**Instructions to follow:** Copy out, with no alterations, the lines below running from the one containing "Write a web" to the one containing "const outerR = 127, innerR = 85;", inclusive at each end; pictures are omitted.

**Provided entries:**
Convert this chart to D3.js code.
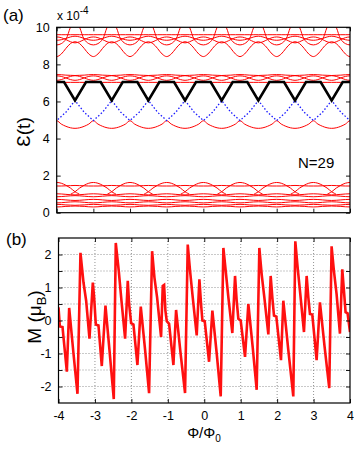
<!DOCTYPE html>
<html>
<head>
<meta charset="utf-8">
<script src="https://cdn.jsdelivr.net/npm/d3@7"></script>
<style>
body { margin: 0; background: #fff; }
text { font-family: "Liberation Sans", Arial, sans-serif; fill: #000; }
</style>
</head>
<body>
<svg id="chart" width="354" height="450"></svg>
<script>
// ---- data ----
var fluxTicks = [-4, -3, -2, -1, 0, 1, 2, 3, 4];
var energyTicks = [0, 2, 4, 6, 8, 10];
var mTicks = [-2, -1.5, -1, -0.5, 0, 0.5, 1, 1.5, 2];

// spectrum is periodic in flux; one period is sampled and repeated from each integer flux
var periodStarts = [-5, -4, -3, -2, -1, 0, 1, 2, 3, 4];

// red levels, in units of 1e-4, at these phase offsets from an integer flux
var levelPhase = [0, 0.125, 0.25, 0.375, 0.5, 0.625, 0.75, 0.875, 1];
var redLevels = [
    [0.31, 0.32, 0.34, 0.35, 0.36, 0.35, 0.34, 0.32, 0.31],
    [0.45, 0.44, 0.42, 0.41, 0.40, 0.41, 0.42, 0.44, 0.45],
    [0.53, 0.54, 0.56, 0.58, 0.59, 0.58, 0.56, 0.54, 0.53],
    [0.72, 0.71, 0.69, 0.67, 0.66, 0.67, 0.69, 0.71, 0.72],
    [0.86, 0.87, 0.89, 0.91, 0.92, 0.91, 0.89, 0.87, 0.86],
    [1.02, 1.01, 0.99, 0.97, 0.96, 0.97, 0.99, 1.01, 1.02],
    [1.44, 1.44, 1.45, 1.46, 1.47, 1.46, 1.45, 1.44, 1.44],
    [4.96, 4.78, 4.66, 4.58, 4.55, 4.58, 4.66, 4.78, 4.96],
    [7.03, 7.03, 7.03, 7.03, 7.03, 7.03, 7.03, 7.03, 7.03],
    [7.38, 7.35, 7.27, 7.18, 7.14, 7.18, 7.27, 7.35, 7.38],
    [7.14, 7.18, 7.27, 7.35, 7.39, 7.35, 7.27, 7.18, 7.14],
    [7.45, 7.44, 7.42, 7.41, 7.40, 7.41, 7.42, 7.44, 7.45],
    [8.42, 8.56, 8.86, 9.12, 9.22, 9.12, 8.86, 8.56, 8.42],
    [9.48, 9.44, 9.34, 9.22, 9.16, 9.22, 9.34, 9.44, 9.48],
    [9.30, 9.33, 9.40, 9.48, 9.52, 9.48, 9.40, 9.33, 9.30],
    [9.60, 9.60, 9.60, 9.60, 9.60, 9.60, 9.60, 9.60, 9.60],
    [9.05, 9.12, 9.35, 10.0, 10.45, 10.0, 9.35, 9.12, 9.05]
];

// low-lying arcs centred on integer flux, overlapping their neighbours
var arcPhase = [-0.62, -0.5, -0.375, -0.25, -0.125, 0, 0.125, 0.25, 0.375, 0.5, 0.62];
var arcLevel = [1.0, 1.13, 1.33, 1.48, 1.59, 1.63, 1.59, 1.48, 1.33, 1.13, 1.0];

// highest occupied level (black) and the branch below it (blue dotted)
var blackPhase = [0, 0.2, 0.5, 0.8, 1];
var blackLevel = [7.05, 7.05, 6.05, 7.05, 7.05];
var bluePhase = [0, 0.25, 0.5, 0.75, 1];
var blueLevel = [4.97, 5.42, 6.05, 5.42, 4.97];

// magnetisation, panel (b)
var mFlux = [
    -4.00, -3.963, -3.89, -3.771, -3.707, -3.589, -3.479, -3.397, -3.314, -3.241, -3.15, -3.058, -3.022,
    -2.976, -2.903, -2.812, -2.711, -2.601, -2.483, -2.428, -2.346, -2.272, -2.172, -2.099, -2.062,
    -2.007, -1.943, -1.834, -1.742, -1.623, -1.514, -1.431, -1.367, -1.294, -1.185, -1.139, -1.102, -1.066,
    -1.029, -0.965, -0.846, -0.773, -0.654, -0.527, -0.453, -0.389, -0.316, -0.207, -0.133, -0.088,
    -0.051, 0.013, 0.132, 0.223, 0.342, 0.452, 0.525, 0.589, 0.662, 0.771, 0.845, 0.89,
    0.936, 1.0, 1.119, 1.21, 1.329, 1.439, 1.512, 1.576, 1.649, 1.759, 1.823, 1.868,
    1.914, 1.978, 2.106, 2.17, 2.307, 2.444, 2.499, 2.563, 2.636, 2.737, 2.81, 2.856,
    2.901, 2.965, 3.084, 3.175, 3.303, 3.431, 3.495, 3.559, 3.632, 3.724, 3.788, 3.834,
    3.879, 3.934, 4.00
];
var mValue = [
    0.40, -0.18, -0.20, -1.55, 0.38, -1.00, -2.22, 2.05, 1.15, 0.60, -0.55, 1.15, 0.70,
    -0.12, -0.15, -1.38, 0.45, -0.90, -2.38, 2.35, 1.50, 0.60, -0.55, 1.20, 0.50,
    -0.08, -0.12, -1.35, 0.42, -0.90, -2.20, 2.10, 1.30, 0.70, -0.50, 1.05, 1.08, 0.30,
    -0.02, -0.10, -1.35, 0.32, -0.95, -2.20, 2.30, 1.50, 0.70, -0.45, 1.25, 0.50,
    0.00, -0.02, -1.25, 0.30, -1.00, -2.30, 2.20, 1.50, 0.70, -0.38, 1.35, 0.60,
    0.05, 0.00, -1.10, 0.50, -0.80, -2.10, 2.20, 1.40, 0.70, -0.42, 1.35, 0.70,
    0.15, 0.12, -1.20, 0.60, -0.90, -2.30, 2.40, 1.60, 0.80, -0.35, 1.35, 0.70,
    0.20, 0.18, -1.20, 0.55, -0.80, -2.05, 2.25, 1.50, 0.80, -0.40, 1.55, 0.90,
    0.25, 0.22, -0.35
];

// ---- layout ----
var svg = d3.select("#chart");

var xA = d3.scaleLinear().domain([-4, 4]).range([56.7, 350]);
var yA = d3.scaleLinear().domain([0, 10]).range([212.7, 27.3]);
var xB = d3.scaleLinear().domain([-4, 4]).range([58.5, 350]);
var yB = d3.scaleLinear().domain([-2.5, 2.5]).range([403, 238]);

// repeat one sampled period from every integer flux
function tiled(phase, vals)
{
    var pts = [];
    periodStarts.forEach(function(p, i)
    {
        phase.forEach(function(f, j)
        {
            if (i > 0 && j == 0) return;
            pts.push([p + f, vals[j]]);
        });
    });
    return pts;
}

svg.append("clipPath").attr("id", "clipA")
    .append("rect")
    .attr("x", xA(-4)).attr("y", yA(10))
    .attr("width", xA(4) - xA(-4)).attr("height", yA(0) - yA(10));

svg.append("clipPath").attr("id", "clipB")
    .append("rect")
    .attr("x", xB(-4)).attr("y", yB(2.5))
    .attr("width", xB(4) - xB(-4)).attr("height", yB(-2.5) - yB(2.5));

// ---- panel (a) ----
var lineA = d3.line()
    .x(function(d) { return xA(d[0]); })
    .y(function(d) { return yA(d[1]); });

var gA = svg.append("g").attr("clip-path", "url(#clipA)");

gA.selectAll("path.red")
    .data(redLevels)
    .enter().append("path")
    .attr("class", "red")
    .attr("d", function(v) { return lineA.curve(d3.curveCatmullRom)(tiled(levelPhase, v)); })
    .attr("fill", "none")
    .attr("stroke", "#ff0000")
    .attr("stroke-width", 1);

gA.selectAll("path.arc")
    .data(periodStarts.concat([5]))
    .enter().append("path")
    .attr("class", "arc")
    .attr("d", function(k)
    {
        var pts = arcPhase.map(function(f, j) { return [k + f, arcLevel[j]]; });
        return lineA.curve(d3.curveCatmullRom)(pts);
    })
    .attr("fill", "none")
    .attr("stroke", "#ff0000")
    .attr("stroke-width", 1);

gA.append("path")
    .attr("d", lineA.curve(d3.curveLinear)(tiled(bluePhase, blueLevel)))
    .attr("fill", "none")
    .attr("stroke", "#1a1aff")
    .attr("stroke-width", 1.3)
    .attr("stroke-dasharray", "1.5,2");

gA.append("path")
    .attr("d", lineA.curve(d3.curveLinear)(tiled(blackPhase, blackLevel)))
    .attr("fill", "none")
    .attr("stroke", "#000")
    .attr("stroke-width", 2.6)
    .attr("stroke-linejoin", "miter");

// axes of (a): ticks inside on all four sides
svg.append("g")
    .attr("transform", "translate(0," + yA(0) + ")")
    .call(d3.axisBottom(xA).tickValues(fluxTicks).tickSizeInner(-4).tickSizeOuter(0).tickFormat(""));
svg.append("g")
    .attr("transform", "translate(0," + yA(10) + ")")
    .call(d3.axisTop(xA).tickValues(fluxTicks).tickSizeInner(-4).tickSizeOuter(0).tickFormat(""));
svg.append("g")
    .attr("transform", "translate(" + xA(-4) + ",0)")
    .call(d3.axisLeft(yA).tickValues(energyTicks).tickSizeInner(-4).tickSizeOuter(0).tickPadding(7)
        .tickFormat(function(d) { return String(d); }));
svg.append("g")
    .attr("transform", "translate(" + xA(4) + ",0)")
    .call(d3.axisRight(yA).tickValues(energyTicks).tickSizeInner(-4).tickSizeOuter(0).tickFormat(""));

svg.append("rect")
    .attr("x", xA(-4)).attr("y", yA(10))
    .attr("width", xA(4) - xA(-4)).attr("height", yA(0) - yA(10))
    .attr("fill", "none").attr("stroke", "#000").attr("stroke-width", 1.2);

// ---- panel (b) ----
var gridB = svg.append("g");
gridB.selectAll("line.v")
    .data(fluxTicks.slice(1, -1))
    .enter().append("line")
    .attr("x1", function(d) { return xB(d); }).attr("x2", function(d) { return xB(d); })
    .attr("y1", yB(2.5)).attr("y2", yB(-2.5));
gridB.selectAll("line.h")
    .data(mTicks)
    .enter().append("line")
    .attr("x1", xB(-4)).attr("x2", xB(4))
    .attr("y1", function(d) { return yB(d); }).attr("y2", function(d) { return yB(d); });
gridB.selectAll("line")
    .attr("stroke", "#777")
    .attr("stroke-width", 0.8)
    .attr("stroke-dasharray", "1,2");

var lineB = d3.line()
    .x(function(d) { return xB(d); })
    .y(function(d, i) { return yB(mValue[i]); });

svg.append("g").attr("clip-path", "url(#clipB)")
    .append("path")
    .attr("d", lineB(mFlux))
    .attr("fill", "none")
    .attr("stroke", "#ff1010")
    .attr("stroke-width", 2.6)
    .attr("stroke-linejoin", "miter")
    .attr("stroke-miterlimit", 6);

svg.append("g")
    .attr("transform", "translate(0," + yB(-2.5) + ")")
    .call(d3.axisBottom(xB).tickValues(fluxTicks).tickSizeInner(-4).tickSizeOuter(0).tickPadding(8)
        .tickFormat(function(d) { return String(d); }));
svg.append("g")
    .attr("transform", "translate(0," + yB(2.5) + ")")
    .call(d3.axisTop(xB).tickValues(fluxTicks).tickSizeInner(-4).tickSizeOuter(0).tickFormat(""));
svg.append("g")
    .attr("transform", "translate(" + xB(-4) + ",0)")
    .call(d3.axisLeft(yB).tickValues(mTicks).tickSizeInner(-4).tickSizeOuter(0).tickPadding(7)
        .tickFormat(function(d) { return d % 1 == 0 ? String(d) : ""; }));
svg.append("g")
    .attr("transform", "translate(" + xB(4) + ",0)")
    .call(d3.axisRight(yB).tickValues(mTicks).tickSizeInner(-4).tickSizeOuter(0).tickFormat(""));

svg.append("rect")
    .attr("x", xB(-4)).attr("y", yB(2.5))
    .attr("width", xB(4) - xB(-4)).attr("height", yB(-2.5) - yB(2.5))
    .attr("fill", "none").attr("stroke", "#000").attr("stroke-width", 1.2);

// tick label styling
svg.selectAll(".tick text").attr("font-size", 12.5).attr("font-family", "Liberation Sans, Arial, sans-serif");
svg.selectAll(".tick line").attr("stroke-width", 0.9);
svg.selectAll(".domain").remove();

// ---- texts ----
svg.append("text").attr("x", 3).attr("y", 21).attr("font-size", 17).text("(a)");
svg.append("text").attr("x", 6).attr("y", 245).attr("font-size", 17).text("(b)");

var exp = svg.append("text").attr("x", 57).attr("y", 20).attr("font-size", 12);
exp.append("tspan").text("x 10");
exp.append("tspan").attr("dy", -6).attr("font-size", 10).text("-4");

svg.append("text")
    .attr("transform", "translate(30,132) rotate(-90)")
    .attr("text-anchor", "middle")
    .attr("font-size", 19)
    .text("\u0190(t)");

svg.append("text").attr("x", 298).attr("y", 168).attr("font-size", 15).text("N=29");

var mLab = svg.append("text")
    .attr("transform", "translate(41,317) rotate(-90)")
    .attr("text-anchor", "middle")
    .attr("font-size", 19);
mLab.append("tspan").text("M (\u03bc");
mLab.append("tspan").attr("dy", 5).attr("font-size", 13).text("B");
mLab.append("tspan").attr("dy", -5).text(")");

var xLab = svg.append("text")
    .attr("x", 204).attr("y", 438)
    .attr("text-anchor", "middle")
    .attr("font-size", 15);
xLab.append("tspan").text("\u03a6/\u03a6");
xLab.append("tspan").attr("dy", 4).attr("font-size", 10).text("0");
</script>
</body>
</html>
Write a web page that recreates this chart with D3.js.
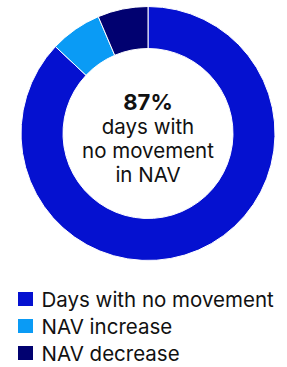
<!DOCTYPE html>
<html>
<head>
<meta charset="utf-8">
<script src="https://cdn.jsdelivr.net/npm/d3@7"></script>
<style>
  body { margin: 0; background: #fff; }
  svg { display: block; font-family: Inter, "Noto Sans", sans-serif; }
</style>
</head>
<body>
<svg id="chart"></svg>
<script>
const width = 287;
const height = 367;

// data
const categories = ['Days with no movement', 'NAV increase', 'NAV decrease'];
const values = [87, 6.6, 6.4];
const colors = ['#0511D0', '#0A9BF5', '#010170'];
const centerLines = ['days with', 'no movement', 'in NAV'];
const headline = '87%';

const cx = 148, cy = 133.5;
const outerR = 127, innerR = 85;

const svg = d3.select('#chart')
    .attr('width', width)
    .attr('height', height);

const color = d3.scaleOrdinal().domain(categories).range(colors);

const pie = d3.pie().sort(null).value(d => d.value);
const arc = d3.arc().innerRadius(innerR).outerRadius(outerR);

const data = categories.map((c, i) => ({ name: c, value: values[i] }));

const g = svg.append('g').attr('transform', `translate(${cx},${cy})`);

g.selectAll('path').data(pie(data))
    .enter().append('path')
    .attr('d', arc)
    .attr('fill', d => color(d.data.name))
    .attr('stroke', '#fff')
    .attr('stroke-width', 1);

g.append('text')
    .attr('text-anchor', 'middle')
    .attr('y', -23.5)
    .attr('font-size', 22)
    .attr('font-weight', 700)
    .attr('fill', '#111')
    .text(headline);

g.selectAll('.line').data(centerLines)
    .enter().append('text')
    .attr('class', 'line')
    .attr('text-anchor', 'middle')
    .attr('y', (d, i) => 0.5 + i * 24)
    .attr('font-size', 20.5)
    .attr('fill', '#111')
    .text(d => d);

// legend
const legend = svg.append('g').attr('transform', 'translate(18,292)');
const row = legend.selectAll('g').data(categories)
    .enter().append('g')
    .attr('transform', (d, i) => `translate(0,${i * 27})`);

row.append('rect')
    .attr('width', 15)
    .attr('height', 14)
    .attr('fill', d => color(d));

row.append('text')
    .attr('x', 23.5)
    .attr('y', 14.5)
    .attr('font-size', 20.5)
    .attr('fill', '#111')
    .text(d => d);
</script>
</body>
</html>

**Answer for the task:**
Write a web page that recreates this chart with D3.js.
<!DOCTYPE html>
<html>
<head>
<meta charset="utf-8">
<script src="https://cdn.jsdelivr.net/npm/d3@7"></script>
<style>
  body { margin: 0; background: #fff; }
  svg { display: block; font-family: Inter, "Noto Sans", sans-serif; }
</style>
</head>
<body>
<svg id="chart"></svg>
<script>
const width = 287;
const height = 367;

// data
const categories = ['Days with no movement', 'NAV increase', 'NAV decrease'];
const values = [87, 6.6, 6.4];
const colors = ['#0511D0', '#0A9BF5', '#010170'];
const centerLines = ['days with', 'no movement', 'in NAV'];
const headline = '87%';

const cx = 148, cy = 133.5;
const outerR = 127, innerR = 85;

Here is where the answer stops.